(Entries with chart source code)
++++
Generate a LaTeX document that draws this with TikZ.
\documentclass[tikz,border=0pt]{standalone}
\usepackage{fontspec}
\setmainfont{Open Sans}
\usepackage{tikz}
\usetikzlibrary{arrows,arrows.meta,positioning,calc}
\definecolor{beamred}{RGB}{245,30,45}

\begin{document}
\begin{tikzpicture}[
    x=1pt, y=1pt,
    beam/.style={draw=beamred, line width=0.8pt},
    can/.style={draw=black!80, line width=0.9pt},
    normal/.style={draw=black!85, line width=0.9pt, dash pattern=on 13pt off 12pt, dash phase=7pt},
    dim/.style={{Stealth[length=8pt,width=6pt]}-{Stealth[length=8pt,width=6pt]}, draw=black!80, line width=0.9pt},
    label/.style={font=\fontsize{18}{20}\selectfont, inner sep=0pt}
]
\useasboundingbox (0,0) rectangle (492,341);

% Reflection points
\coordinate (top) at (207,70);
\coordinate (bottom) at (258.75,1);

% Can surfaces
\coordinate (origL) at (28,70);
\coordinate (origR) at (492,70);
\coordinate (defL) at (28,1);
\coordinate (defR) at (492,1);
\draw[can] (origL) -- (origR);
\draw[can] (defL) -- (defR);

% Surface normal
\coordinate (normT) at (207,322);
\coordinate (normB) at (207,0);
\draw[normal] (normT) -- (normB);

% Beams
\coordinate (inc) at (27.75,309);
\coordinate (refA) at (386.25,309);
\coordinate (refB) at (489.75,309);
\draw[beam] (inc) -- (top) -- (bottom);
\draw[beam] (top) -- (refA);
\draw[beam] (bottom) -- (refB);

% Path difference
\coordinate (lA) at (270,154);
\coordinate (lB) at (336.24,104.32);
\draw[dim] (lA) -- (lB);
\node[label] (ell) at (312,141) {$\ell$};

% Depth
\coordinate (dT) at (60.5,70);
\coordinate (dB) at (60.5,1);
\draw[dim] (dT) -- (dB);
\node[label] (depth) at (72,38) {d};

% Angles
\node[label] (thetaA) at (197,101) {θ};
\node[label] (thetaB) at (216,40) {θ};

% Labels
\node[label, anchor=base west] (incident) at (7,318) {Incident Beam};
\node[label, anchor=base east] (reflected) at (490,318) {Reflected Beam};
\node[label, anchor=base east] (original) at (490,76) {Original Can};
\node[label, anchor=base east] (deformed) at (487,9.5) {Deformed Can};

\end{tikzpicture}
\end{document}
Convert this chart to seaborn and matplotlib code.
++++
_Aim of the exercise_
Please reproduce the entire listing, exactly as shown.

_Result for this exercise_
Generate a LaTeX document that draws this with TikZ.
\documentclass[tikz,border=0pt]{standalone}
\usepackage{fontspec}
\setmainfont{Open Sans}
\usepackage{tikz}
\usetikzlibrary{arrows,arrows.meta,positioning,calc}
\definecolor{beamred}{RGB}{245,30,45}

\begin{document}
\begin{tikzpicture}[
    x=1pt, y=1pt,
    beam/.style={draw=beamred, line width=0.8pt},
    can/.style={draw=black!80, line width=0.9pt},
    normal/.style={draw=black!85, line width=0.9pt, dash pattern=on 13pt off 12pt, dash phase=7pt},
    dim/.style={{Stealth[length=8pt,width=6pt]}-{Stealth[length=8pt,width=6pt]}, draw=black!80, line width=0.9pt},
    label/.style={font=\fontsize{18}{20}\selectfont, inner sep=0pt}
]
\useasboundingbox (0,0) rectangle (492,341);

% Reflection points
\coordinate (top) at (207,70);
\coordinate (bottom) at (258.75,1);

% Can surfaces
\coordinate (origL) at (28,70);
\coordinate (origR) at (492,70);
\coordinate (defL) at (28,1);
\coordinate (defR) at (492,1);
\draw[can] (origL) -- (origR);
\draw[can] (defL) -- (defR);

% Surface normal
\coordinate (normT) at (207,322);
\coordinate (normB) at (207,0);
\draw[normal] (normT) -- (normB);

% Beams
\coordinate (inc) at (27.75,309);
\coordinate (refA) at (386.25,309);
\coordinate (refB) at (489.75,309);
\draw[beam] (inc) -- (top) -- (bottom);
\draw[beam] (top) -- (refA);
\draw[beam] (bottom) -- (refB);

% Path difference
\coordinate (lA) at (270,154);
\coordinate (lB) at (336.24,104.32);
\draw[dim] (lA) -- (lB);
\node[label] (ell) at (312,141) {$\ell$};

% Depth
\coordinate (dT) at (60.5,70);
\coordinate (dB) at (60.5,1);
\draw[dim] (dT) -- (dB);
\node[label] (depth) at (72,38) {d};

% Angles
\node[label] (thetaA) at (197,101) {θ};
\node[label] (thetaB) at (216,40) {θ};

% Labels
\node[label, anchor=base west] (incident) at (7,318) {Incident Beam};
\node[label, anchor=base east] (reflected) at (490,318) {Reflected Beam};
\node[label, anchor=base east] (original) at (490,76) {Original Can};
\node[label, anchor=base east] (deformed) at (487,9.5) {Deformed Can};

\end{tikzpicture}
\end{document}
Convert this chart to seaborn and matplotlib code.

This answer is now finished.